Why AI Detection Fails at a Fundamental Level
AI detection fails because it attempts to infer authorship from finished text, despite the fact that modern AI and human writing are statistically indistinguishable, making reliable classification impossible.

Shoko Plambeck
Head of Marketing
Detection

Artificial intelligence detection is widely presented as a solution to a growing problem: determining whether a piece of writing was produced by a human or a machine. The premise appears intuitive. If machines generate text, then it should be possible to identify that text. This premise is incorrect.
This failure is not a matter of model quality or insufficient training data. It is structural. AI detection fails because it attempts to solve an unsolvable inference problem.
What “AI Detection” Actually Means
Most detection tools operate as classifiers. They take a completed piece of text and assign a probability that it was generated by a machine rather than a human.
This is a post hoc inference problem. The system does not observe how the text was created. It only evaluates the final artifact.
This distinction is critical.
Authorship is a question about process. Detection systems attempt to answer it using only output.
The Indistinguishability Problem
Modern language models are trained to approximate the statistical structure of human writing. At scale, they learn distributions over words, phrases, and sentence structures that closely match those produced by humans.
As a result, the outputs of advanced models are not merely similar to human writing. They are drawn from overlapping distributions.
When two sources produce outputs from overlapping distributions, classification becomes inherently unreliable. There is no stable boundary that separates “human” from “AI” text.
This is not a temporary limitation. It is a consequence of how these models are designed.
False Positives Are Not Edge Cases
A common assumption is that detection systems are directionally useful, even if imperfect. In practice, the error profile is asymmetric and operationally dangerous.
False positives occur when human writing is labeled as AI generated. These are not rare anomalies. They are expected outcomes in a system attempting to separate overlapping distributions.
In high stakes environments such as education, journalism, or legal documentation, a false positive is not a minor error. It is a misattribution of authorship. It carries reputational and institutional risk.
A system that cannot reliably avoid false positives cannot serve as evidence.
Evasion Is Trivial
Even if one assumes imperfect but usable classification, detection systems face a second structural weakness: they are easily bypassed.
Because these systems analyze surface level statistical patterns, small perturbations can shift a text across the decision boundary. Examples include:
Minor paraphrasing
Adjusting sentence length or structure
Introducing idiosyncratic phrasing
Combining human and machine generated segments
These changes do not alter the underlying authorship. They only alter the observable features used by the classifier.
A system that can be defeated with minimal, low cost edits cannot function as a control mechanism.
No Verifiable Evidence
Detection outputs are probabilistic scores. They do not constitute proof.
There is no underlying artifact that a third party can independently verify. No cryptographic binding. No audit trail. No record of the creation process.
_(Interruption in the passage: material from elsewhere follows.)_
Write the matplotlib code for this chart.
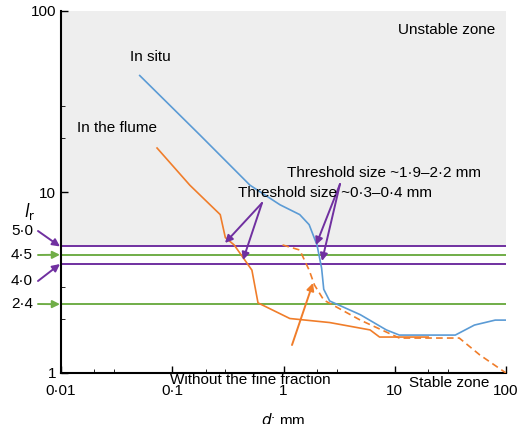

This creates a fundamental limitation. Even if a detector assigns a high probability to “AI generated,” that claim cannot be substantiated beyond the model’s internal judgment.
In domains that require accountability, this is insufficient. Decisions cannot rely on opaque probabilities without verifiable evidence.
The Category Error
The central mistake in AI detection is conceptual.
It treats authorship as a property that can be inferred from the final text. This is a category error. Authorship is not a feature embedded in the artifact. It is a property of how the artifact was produced.
Attempting to recover process from output alone is equivalent to reconstructing a transaction without access to logs. Information is missing. The inference is underdetermined.
No improvement in model architecture resolves this gap.
Implications
Organizations adopting AI detection tools often assume they are implementing a safeguard. In reality, they are introducing a system that:
Produces unresolvable false positives
Can be bypassed with minimal effort
Provides no verifiable evidence
Operates on an invalid conceptual foundation
The result is not increased certainty. It is the appearance of control without underlying reliability.
Toward a Different Approach
If authorship cannot be inferred from finished text, then it must be established elsewhere.
The only viable point of verification is during creation. Observing the writing process allows for the capture of behavioral signals and the generation of evidence tied to the act of authorship itself.
This reframes the problem. Instead of guessing after the fact, the system records what actually occurred.
Detection attempts to reconstruct history. Verification records it.
That distinction defines the boundary between probabilistic judgment and provable evidence.